Nonstationary Kalman Filter for Estimation of Accurate and Consistent Car-Following Data

Difficulty in obtaining accurate car-following data has traditionally been regarded as a considerable drawback in understanding real phenomena and has affected the development and validation of traffic microsimulation models. Recent advancements in digital technology have opened up new horizons in the conduct of research in this field. Despite the high degrees of precision of these techniques, estimation of time series data of speeds and accelerations from positions with the required accuracy is still a demanding task. The core of the problem is filtering the noisy trajectory data for each vehicle without altering platoon data consistency; i.e., the speeds and accelerations of following vehicles must be estimated so that the resulting intervehicle spacings are equal to the real one.
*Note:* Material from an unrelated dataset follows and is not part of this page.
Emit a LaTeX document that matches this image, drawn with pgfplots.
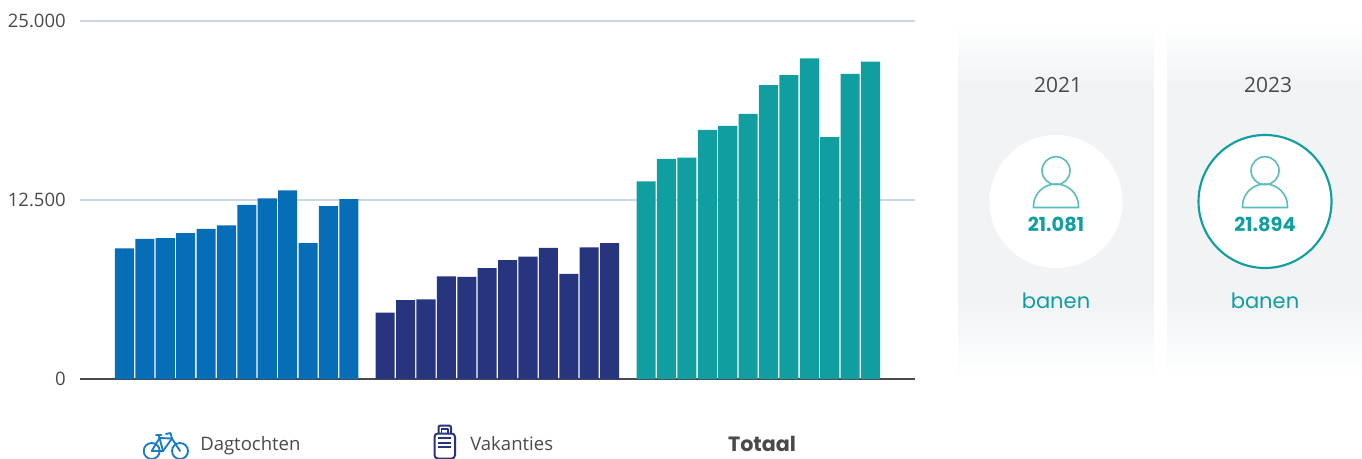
\documentclass[border=0pt]{standalone}
\usepackage{fontspec}
\setmainfont{Open Sans}
\newfontfamily\kpi{Poppins}
\usepackage{pgfplots}
\usepackage{pgfplotstable}
\pgfplotsset{compat=1.18}

\definecolor{dagblue}{HTML}{066DB7}
\definecolor{vaknavy}{HTML}{27357E}
\definecolor{totteal}{HTML}{119EA0}
\definecolor{iconteal}{HTML}{5CBCBC}
\definecolor{bikeblue}{HTML}{1A7CC4}
\definecolor{gridc}{HTML}{CBD6E2}
\definecolor{axisc}{HTML}{4A4A4A}
\definecolor{textc}{HTML}{4A4A4A}
\definecolor{panelc}{HTML}{F1F3F5}

% x is the bar index, each group starts 12.78 bars after the last
\pgfplotstableread{
x y
0 9114
1 9786
2 9835
3 10185
4 10486
5 10724
6 12166
7 12614
8 13174
9 9485
10 12075
11 12565
}\dagtochten
\pgfplotstableread{
x y
12.78 4634
13.78 5516
14.78 5565
15.78 7175
16.78 7126
17.78 7735
18.78 8295
19.78 8554
20.78 9156
21.78 7336
22.78 9184
23.78 9485
}\vakanties
\pgfplotstableread{
x y
25.57 13804
26.57 15365
27.57 15456
28.57 17395
29.57 17675
30.57 18515
31.57 20524
32.57 21224
33.57 22386
34.57 16884
35.57 21315
36.57 22155
}\totaal

\pgfdeclareverticalshading{panel}{100bp}{
  color(0bp)=(white); color(25bp)=(white); color(36bp)=(panelc);
  color(66bp)=(panelc); color(75bp)=(white); color(100bp)=(white)}

\newcommand{\fs}[1]{\fontsize{#1}{#1}\selectfont}

\begin{document}
\begin{tikzpicture}[x=0.75pt,y=-0.75pt]
\path[use as bounding box] (0,0) rectangle (1362,459);

% side panels
\shade[shading=panel] (958,22) rectangle (1154,380);
\shade[shading=panel] (1167,22) rectangle (1362,380);

\begin{axis}[
  at={(60pt,-284.25pt)}, anchor=south west,
  scale only axis, width=626.25pt, height=268.5pt,
  xmin=-2.18, xmax=38.75, ymin=0, ymax=25000,
  axis lines*=left,
  y axis line style={draw=none},
  x axis line style={draw=axisc, line width=1.1pt, -},
  xtick=\empty,
  ytick={0,12500,25000},
  scaled y ticks=false,
  major tick length=0pt,
  ymajorgrids,
  grid style={gridc, line width=1.3pt},
  yticklabel style={font=\fs{13.9}, text=textc, inner sep=0pt, xshift=-10.5pt,
    /pgf/number format/.cd, fixed, assume math mode=true, 1000 sep={.}},
  ybar, bar width=0.935, bar shift=0pt,
  clip=false,
]
\addplot[fill=dagblue, draw=none] table {\dagtochten};
\addplot[fill=vaknavy, draw=none] table {\vakanties};
\addplot[fill=totteal, draw=none] table {\totaal};
\end{axis}

% legend
\node[anchor=base west, inner sep=0pt, text=textc, font=\fs{13.9}] at (200,450.5) {Dagtochten};
\node[anchor=base west, inner sep=0pt, text=textc, font=\fs{13.9}] at (470,450.5) {Vakanties};
\node[anchor=base, inner sep=0pt, text=textc, font=\kpi\bfseries\fs{15.5}] at (762,451) {Totaal};

% bike icon
\begin{scope}[draw=bikeblue, line width=1.4pt, line join=round, line cap=round]
  \draw (151.7,451) circle (8);
  \draw (180,451) circle (8);
  \draw (151.7,451) -- (159.5,438) -- (172,438.5) -- (180,451);
  \draw (151.7,451) -- (163,451) -- (159.5,438);
  \draw (163,451) -- (172,438.5);
  \draw (156,435) -- (161.5,435) (159.5,438) -- (158.5,435);
  \draw (172,438.5) -- (170.5,433) -- (166,434);
\end{scope}

% suitcase icon
\begin{scope}[draw=vaknavy, line width=1.5pt, line join=round]
  \draw[rounded corners=2.5pt] (434.5,458.5) rectangle (455,433.5);
  \draw[rounded corners=1.5pt] (438.5,433.5) -- (438.5,425.5) -- (451,425.5) -- (451,433.5);
  \draw[line width=1.1pt] (441.5,433) -- (441.5,429) -- (448,429) -- (448,433);
  \draw[line width=1.3pt] (438,438.3) -- (451,438.3) (438,442.7) -- (451,442.7) (438,447.3) -- (451,447.3);
\end{scope}

% figures for the two years
\foreach \cx/\tx/\yr/\val/\ring in {1056/1058/2021/21.081/none,1265/1268/2023/21.894/totteal}{
  \node[text=textc, font=\fs{15.7}] at (\tx,85) {\yr};
  \fill[white] (\cx,201.5) circle (66.5);
  \draw[draw=\ring, line width=1.6pt] (\cx,201.5) circle (66.5);
  \draw[iconteal, line width=1.2pt] (\cx,170.7) circle (14);
  \draw[iconteal, line width=1.2pt, line join=round]
    (\cx-22.5,207.5) -- (\cx+22.5,207.5) -- (\cx+22.5,206)
    arc[start angle=0, end angle=-180, x radius=22.5, y radius=22] -- cycle;
  \node[text=totteal, font=\kpi\bfseries\fs{14.5}] at (\cx,224) {\val};
  \node[text=totteal, font=\kpi\fs{15.8}] at (\cx,301) {banen};
}
\end{tikzpicture}
\end{document}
Otherwise, negative spacings can also easily occur. The task was achieved in this study by considering vehicles of a platoon as a sole dynamic system and reducing several estimation problems to a single consistent one. This process was accomplished by means of a nonstationary Kalman filter that used measurements and time-varying error information from differential Global Positioning System devices. The Kalman filter was fruitfully applied here to estimation of the speed of the whole platoon by including intervehicle spacings as additional measurements (assumed to be reference measurements). The closed solution of an optimization problem that ensures strict observation of the true intervehicle spacings concludes the estimation process. The stationary counterpart of the devised filter is suitable for application to position data, regardless of the data collection technique used, e.g., video cameras.